WORK TO DO
Transcribe all of the material exactly. Any picture in it should be left out.

━━━━━━

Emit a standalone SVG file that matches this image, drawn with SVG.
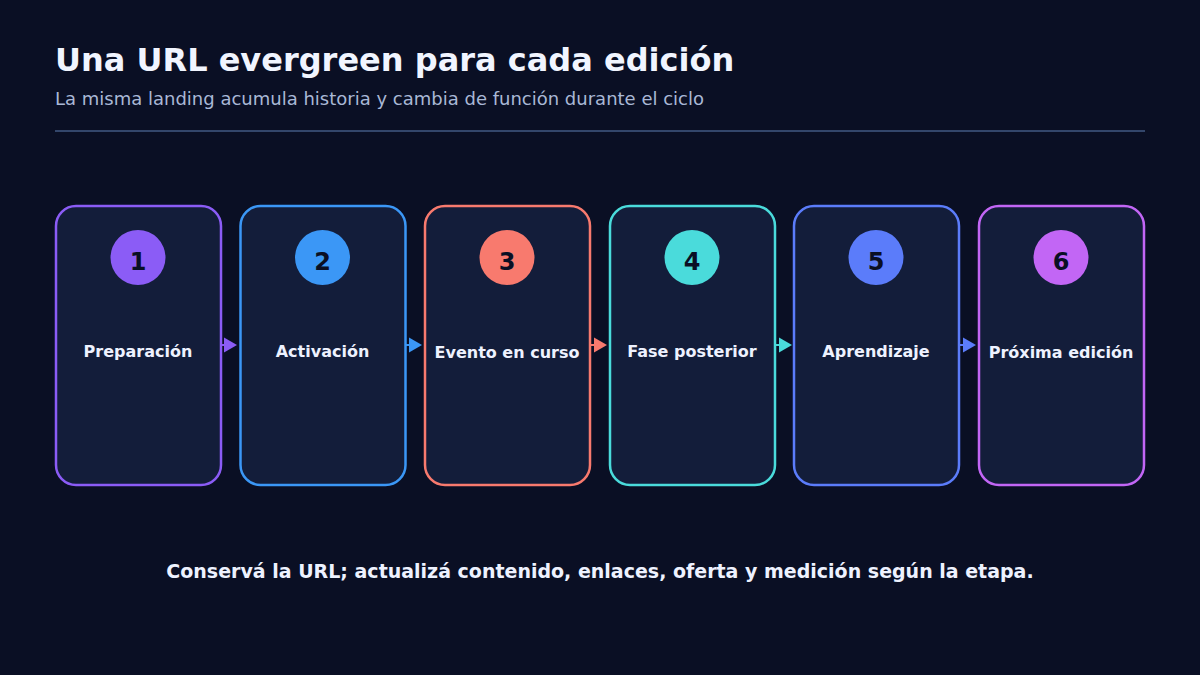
<svg xmlns="http://www.w3.org/2000/svg" width="1200" height="675" viewBox="0 0 1200 675">
<style>
.title{font-family:"DejaVu Sans",sans-serif;font-weight:bold;font-size:32px;fill:#f1f5ff}
.sub{font-family:"DejaVu Sans",sans-serif;font-size:18px;fill:#a9b8d6}
.box{fill:#131d3a;stroke-width:2.5}
.num{font-family:"DejaVu Sans",sans-serif;font-weight:bold;font-size:24px;fill:#0a0f24;text-anchor:middle}
.lbl{font-family:"DejaVu Sans",sans-serif;font-weight:bold;font-size:16px;fill:#eef2ff;text-anchor:middle}
.foot{font-family:"DejaVu Sans",sans-serif;font-weight:bold;font-size:19px;fill:#eef2ff;text-anchor:middle}
</style>
<rect width="1200" height="675" fill="#0a0f24"/>
<text class="title" x="55" y="71">Una URL evergreen para cada edición</text>
<text class="sub" x="55" y="105">La misma landing acumula historia y cambia de función durante el ciclo</text>
<line x1="55" y1="131" x2="1145" y2="131" stroke="#33466b" stroke-width="2"/>
<g id="connectors">
<path d="M221,345h4" stroke="#8b5cf6" stroke-width="2"/><polygon points="224,337.5 237,345 224,352.5" fill="#8b5cf6"/>
<path d="M406,345h4" stroke="#3b97f6" stroke-width="2"/><polygon points="409,337.5 422,345 409,352.5" fill="#3b97f6"/>
<path d="M591,345h4" stroke="#f87a6e" stroke-width="2"/><polygon points="594,337.5 607,345 594,352.5" fill="#f87a6e"/>
<path d="M776,345h4" stroke="#4adbdb" stroke-width="2"/><polygon points="779,337.5 792,345 779,352.5" fill="#4adbdb"/>
<path d="M960,345h4" stroke="#5b7cfa" stroke-width="2"/><polygon points="963,337.5 976,345 963,352.5" fill="#5b7cfa"/>
</g>
<g id="node1"><rect class="box" x="56" y="206" width="165" height="279" rx="20" stroke="#8b5cf6"/><circle cx="138" cy="257.5" r="27.5" fill="#8b5cf6"/><text class="num" x="138" y="270">1</text><text class="lbl" x="138" y="357">Preparación</text></g>
<g id="node2"><rect class="box" x="240.5" y="206" width="165" height="279" rx="20" stroke="#3b97f6"/><circle cx="322.5" cy="257.5" r="27.5" fill="#3b97f6"/><text class="num" x="322.5" y="270">2</text><text class="lbl" x="322.5" y="357">Activación</text></g>
<g id="node3"><rect class="box" x="425" y="206" width="165" height="279" rx="20" stroke="#f87a6e"/><circle cx="507" cy="257.5" r="27.5" fill="#f87a6e"/><text class="num" x="507" y="270">3</text><text class="lbl" x="507" y="358">Evento en curso</text></g>
<g id="node4"><rect class="box" x="610" y="206" width="165" height="279" rx="20" stroke="#4adbdb"/><circle cx="692" cy="257.5" r="27.5" fill="#4adbdb"/><text class="num" x="692" y="270">4</text><text class="lbl" x="692" y="357">Fase posterior</text></g>
<g id="node5"><rect class="box" x="794" y="206" width="165" height="279" rx="20" stroke="#5b7cfa"/><circle cx="876" cy="257.5" r="27.5" fill="#5b7cfa"/><text class="num" x="876" y="270">5</text><text class="lbl" x="876" y="357">Aprendizaje</text></g>
<g id="node6"><rect class="box" x="979" y="206" width="165" height="279" rx="20" stroke="#c266f5"/><circle cx="1061" cy="257.5" r="27.5" fill="#c266f5"/><text class="num" x="1061" y="270">6</text><text class="lbl" x="1061" y="358">Próxima edición</text></g>
<text class="foot" x="600" y="578">Conservá la URL; actualizá contenido, enlaces, oferta y medición según la etapa.</text>
</svg>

━━━━━━

RESPONSE TO THIS EXERCISE
Emit a standalone SVG file that matches this image, drawn with SVG.
<svg xmlns="http://www.w3.org/2000/svg" width="1200" height="675" viewBox="0 0 1200 675">
<style>
.title{font-family:"DejaVu Sans",sans-serif;font-weight:bold;font-size:32px;fill:#f1f5ff}
.sub{font-family:"DejaVu Sans",sans-serif;font-size:18px;fill:#a9b8d6}
.box{fill:#131d3a;stroke-width:2.5}
.num{font-family:"DejaVu Sans",sans-serif;font-weight:bold;font-size:24px;fill:#0a0f24;text-anchor:middle}
.lbl{font-family:"DejaVu Sans",sans-serif;font-weight:bold;font-size:16px;fill:#eef2ff;text-anchor:middle}
.foot{font-family:"DejaVu Sans",sans-serif;font-weight:bold;font-size:19px;fill:#eef2ff;text-anchor:middle}
</style>
<rect width="1200" height="675" fill="#0a0f24"/>
<text class="title" x="55" y="71">Una URL evergreen para cada edición</text>
<text class="sub" x="55" y="105">La misma landing acumula historia y cambia de función durante el ciclo</text>
<line x1="55" y1="131" x2="1145" y2="131" stroke="#33466b" stroke-width="2"/>
<g id="connectors">
<path d="M221,345h4" stroke="#8b5cf6" stroke-width="2"/><polygon points="224,337.5 237,345 224,352.5" fill="#8b5cf6"/>
<path d="M406,345h4" stroke="#3b97f6" stroke-width="2"/><polygon points="409,337.5 422,345 409,352.5" fill="#3b97f6"/>
<path d="M591,345h4" stroke="#f87a6e" stroke-width="2"/><polygon points="594,337.5 607,345 594,352.5" fill="#f87a6e"/>
<path d="M776,345h4" stroke="#4adbdb" stroke-width="2"/><polygon points="779,337.5 792,345 779,352.5" fill="#4adbdb"/>
<path d="M960,345h4" stroke="#5b7cfa" stroke-width="2"/><polygon points="963,337.5 976,345 963,352.5" fill="#5b7cfa"/>
</g>
<g id="node1"><rect class="box" x="56" y="206" width="165" height="279" rx="20" stroke="#8b5cf6"/><circle cx="138" cy="257.5" r="27.5" fill="#8b5cf6"/><text class="num" x="138" y="270">1</text><text class="lbl" x="138" y="357">Preparación</text></g>
<g id="node2"><rect class="box" x="240.5" y="206" width="165" height="279" rx="20" stroke="#3b97f6"/><circle cx="322.5" cy="257.5" r="27.5" fill="#3b97f6"/><text class="num" x="322.5" y="270">2</text><text class="lbl" x="322.5" y="357">Activación</text></g>
<g id="node3"><rect class="box" x="425" y="206" width="165" height="279" rx="20" stroke="#f87a6e"/><circle cx="507" cy="257.5" r="27.5" fill="#f87a6e"/><text class="num" x="507" y="270">3</text><text class="lbl" x="507" y="358">Evento en curso</text></g>
<g id="node4"><rect class="box" x="610" y="206" width="165" height="279" rx="20" stroke="#4adbdb"/><circle cx="692" cy="257.5" r="27.5" fill="#4adbdb"/><text class="num" x="692" y="270">4</text><text class="lbl" x="692" y="357">Fase posterior</text></g>
<g id="node5"><rect class="box" x="794" y="206" width="165" height="279" rx="20" stroke="#5b7cfa"/><circle cx="876" cy="257.5" r="27.5" fill="#5b7cfa"/><text class="num" x="876" y="270">5</text><text class="lbl" x="876" y="357">Aprendizaje</text></g>
<g id="node6"><rect class="box" x="979" y="206" width="165" height="279" rx="20" stroke="#c266f5"/><circle cx="1061" cy="257.5" r="27.5" fill="#c266f5"/><text class="num" x="1061" y="270">6</text><text class="lbl" x="1061" y="358">Próxima edición</text></g>
<text class="foot" x="600" y="578">Conservá la URL; actualizá contenido, enlaces, oferta y medición según la etapa.</text>
</svg>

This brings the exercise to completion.